Modern platforms make Approach B increasingly accessible:

  • Vercel: Automatic preview deployments for all PRs (including Dependabot)
  • Netlify: Deploy Previews with E2E test integration
  • Cloudflare Pages: Branch previews support automated testing
  • GitHub Actions: Built-in support for deployment workflows

Common Patterns

  1. Hybrid Approach: Skip deployment for patch updates, deploy-and-verify for minor updates
  2. Selective Testing: Deploy for all PRs, but run full E2E only for framework updates
  3. Staged Rollout: Approach A initially, migrate to B as project matures
  4. Risk-Based: Use B for backend/API, A for frontend-only projects

Recommendations

Use Approach A (Skip Deployment) if:

  • Just starting out or small team
  • Limited CI/CD budget
  • Strong unit/integration test coverage
  • Low-risk application
  • Infrequent deployments
  • Primarily frontend changes

Use Approach B (Deploy-and-Verify) if:

  • Production-critical application
  • Complex external integrations
  • Auto-merging dependencies
  • Large user base
  • Budget for CI/CD infrastructure
  • Team capacity for E2E test maintenance
  • Previous incidents from dependency updates

Progressive Enhancement Path

  1. Start with Approach A - Get basic CI working
  2. Add unit tests - Increase coverage to 80%+
  3. Add integration tests - Test API contracts
  4. Implement preview deployments - Manual verification first
  5. Add basic E2E tests - Critical user flows only
  6. Automate verification - Move to Approach B
  7. Expand E2E coverage - Add more test scenarios

Conclusion

Both approaches are valid depending on your context:

  • Approach A is pragmatic and sufficient for most projects. It's what many successful companies use, and it's not "cutting corners"—it's making a reasonable trade-off.

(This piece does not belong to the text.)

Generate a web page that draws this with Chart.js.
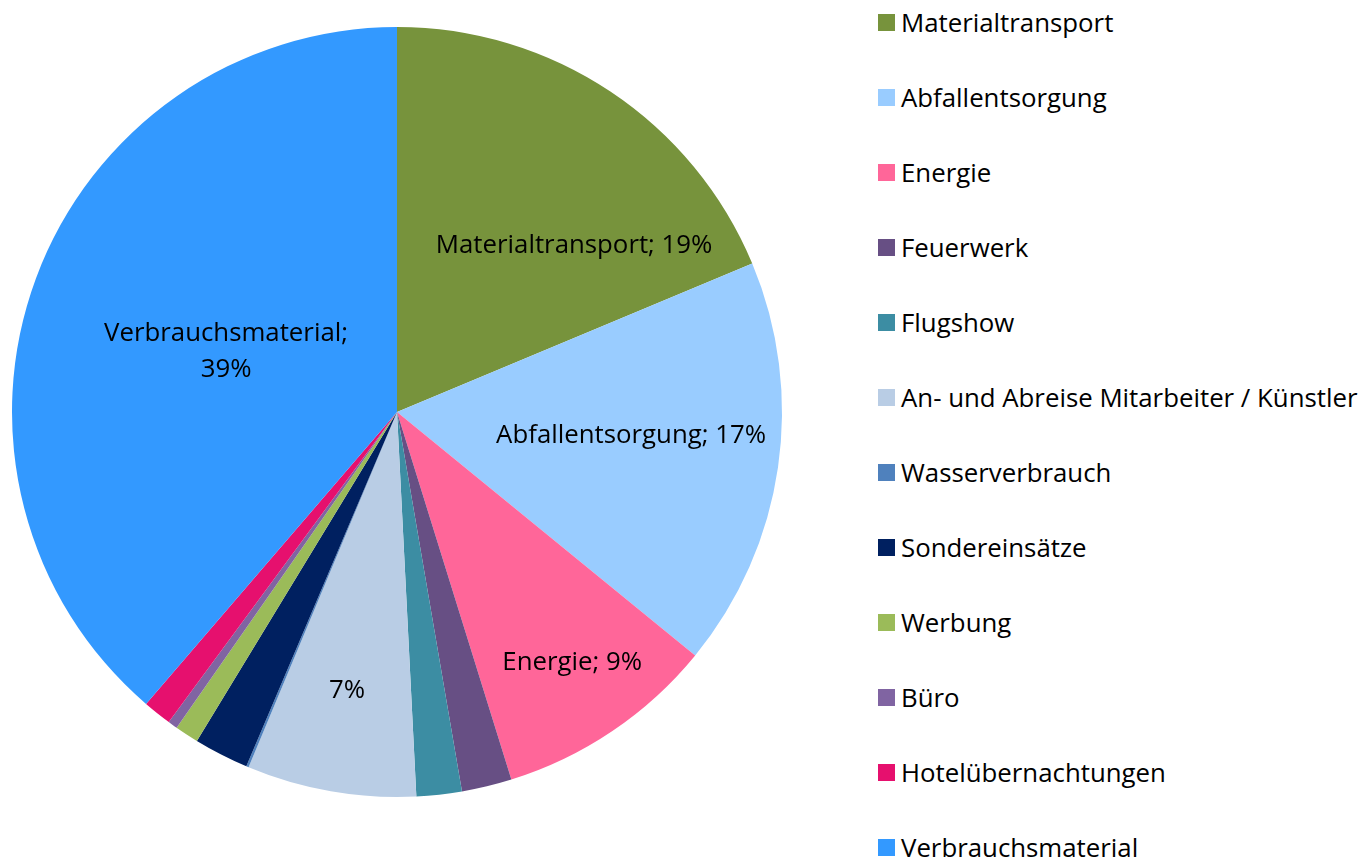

  • Approach B is industry best practice for high-stakes applications. If you're building critical infrastructure, handling sensitive data, or have thousands of users, the extra investment pays dividends.

The key is matching your strategy to your risk profile, resources, and team maturity. Many teams successfully operate with Approach A and only adopt Approach B after experiencing issues or as the product grows.

Most importantly: Either approach is better than no automation at all. The perfect CI/CD setup that never ships is worse than a good-enough setup that ships daily.